Seharusnya, imbuh Judianto, aparat Polres Simalungun memberikan perlindungan dan pengayoman kepada masyarakat adat Sihaporas sesuai dengan tugas dan fungsinya di bidang pemeliharaan keamanan dan ketertiban masyarakat, penegakan hukum, perlindungan, pengayoman, dan pelayanan kepada masyarakat sebagaimana dimaksud dalam UU No. 2 Tahun 2002 tentang Kepolisian.

"Tetapi faktanya aparat Polres Simalungun justru melakukan kekerasan dan intimidasi kepada masyarakat adat Sihaporas," kata Judianto.

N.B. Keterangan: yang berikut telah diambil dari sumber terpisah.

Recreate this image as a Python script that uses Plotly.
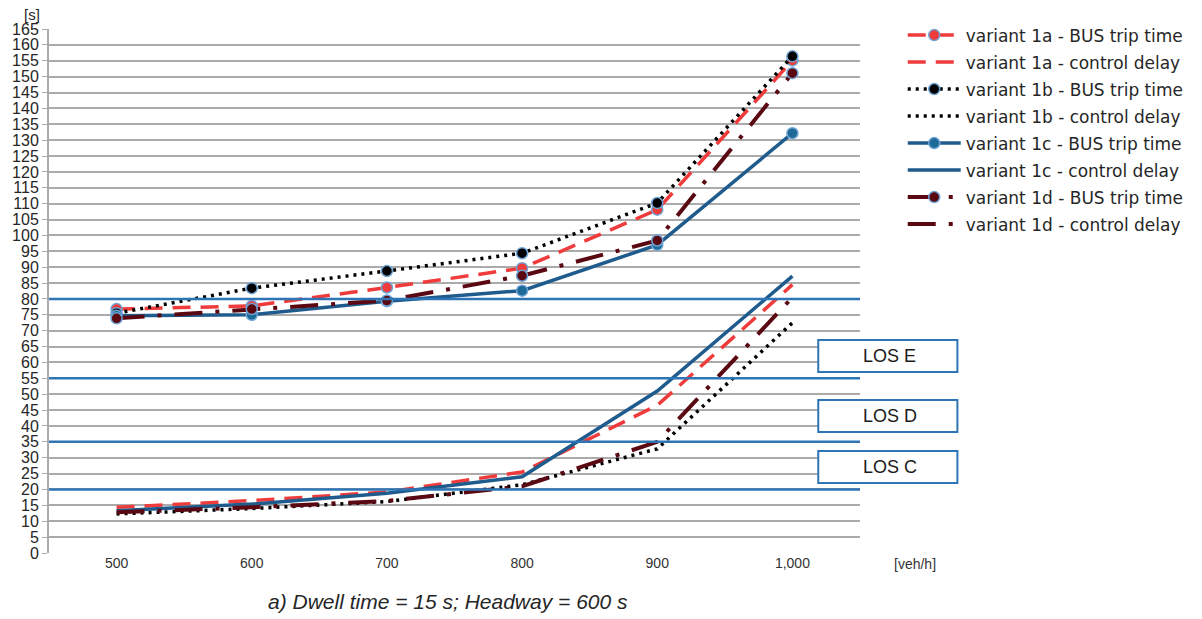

Tak sampai di situ, menurut Judianto, penyalahgunaan wewenang yang dilakukan aparat Polres Simalungun diduga melanggar kode etik profesi Polri, sebagaimana dimaksud dalam Peraturan Polri No. 7 Tahun 2022 tentang Kode Etik Profesi dan Komisi Kode Etik Polri khususnya terkait dengan kewajiban aparat kepolisian menjaga keamanan dalam negeri yang meliputi terpeliharanya keamanan dan ketertiban masyarakat, tertib dan tegaknya hukum, terselenggaranya perlindungan, pengayoman, dan pelayanan masyarakat serta terbinanya ketentraman masyarakat dengan menjunjung tinggi hak asasi manusia.

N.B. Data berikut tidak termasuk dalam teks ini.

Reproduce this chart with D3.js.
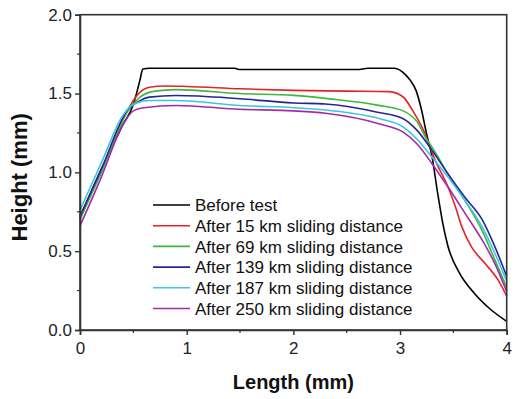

Kuasa hukum masyarakat adat Sihaporas lainnya, Gregorius B.Djako, menyatakan, dengan laporan ini, pihaknya berharap Divisi Propam Polri, Itwasum Polri dan Kompolnas melakukan langkah-langkah, yakni meminta keterangan dari aparat Polres Simalungun terkait dengan perilaku ketidakprofesionalan aparat Polres Simalungun, yang dalam melakukan penangkapan terhadap masyarakat adat Mamontang Laut Sihaporas mengedepankan tindakan kekerasan dan intimidatif, melakukan evaluasi dan pengawasan terkait dengan perilaku ketidakprofesionalan aparat Polres Simalungun tersebut.

Gregorius melanjutkan, khusus Propam Polri, terkait dengan dugaan pelanggaran kode etik profesi Polri, diharapkan mengadakan sidang Komisi Kode Etik Polri (KKEP) atas dugaan pelanggaran kode etik profesi Polri yang dilakukan oleh aparat Polres Simalungun, dan memberikan sanksi berupa pemecatan kepada aparat Polres Simalungun, apabila terbukti melakukan pelanggaran kode etik profesi Polri.

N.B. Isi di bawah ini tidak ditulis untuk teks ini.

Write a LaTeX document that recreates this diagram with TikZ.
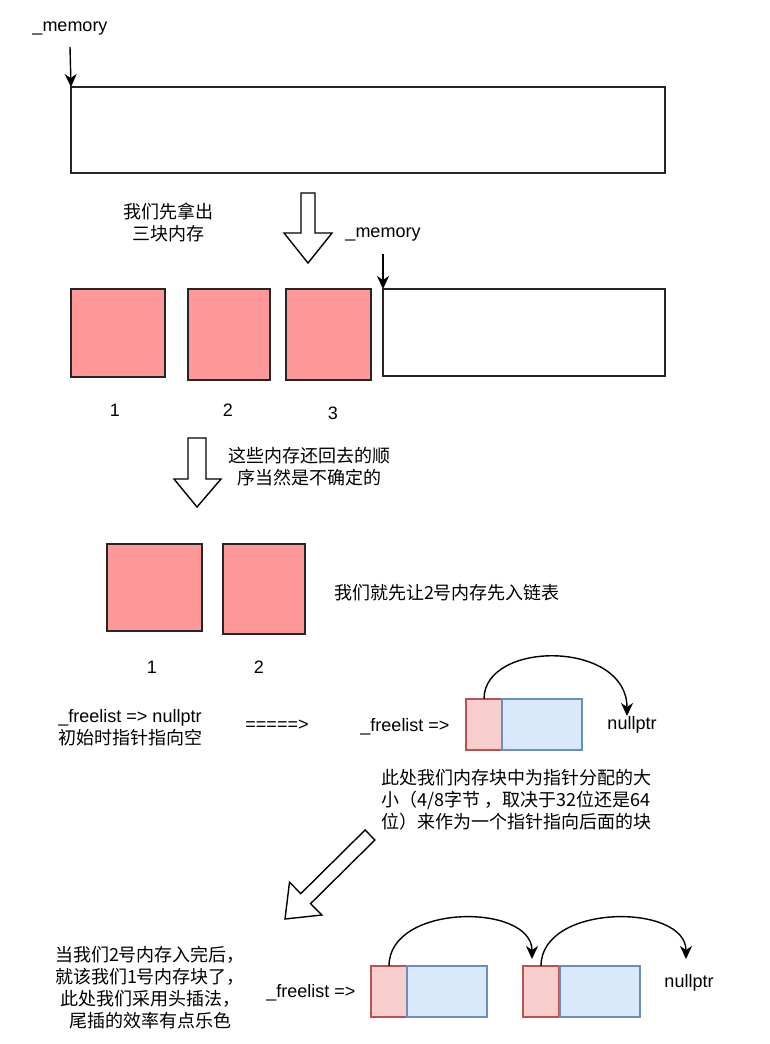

Untuk Itwasum Polri, lanjut Gregorius, diharapkan memberikan perintah kepada Kapolda Sumatera Utara dan Kapolres Simalungun agar menghentikan segala bentuk kekerasan dan kriminalisasi kepada masyarakat adat Sihaporas, dan memberikan teguran kepada aparat Polres Simalungun terkait dengan perilaku ketidakprofesionalan aparat Polres Simalungun yang dalam melakukan penangkapan terhadap masyarakat adat Mamontang Laut Sihaporas mengedepankan tindakan kekerasan dan intimidatif.

Selanjutnya, secara khusus kepada Kompolnas diharapkan memberikan rekomendasi Kapolri, Kapolda Sumatera Utara dan Kapolres Simalungun agar menghentikan segala bentuk kekerasan dan kriminalisasi kepada masyarakat adat Sihaporas.

Gregorius bilang, pengaduan di Kompolnas diterima oleh bagian pengaduan. Bagian pengaduan kompolnas menyatakan akan menindaklanjuti pengaduan dan akan menyurati Polda Sumatera Utara dan Polres Simalungun untuk meminta klarifikasi.

"Jika tidak ada respon dari Polda Sumatera Utara dan Polres Simalungun, maka Kompolnas akan mendatangi Polda Sumatera Utara dan Polres Simalungun," kata Gregorius.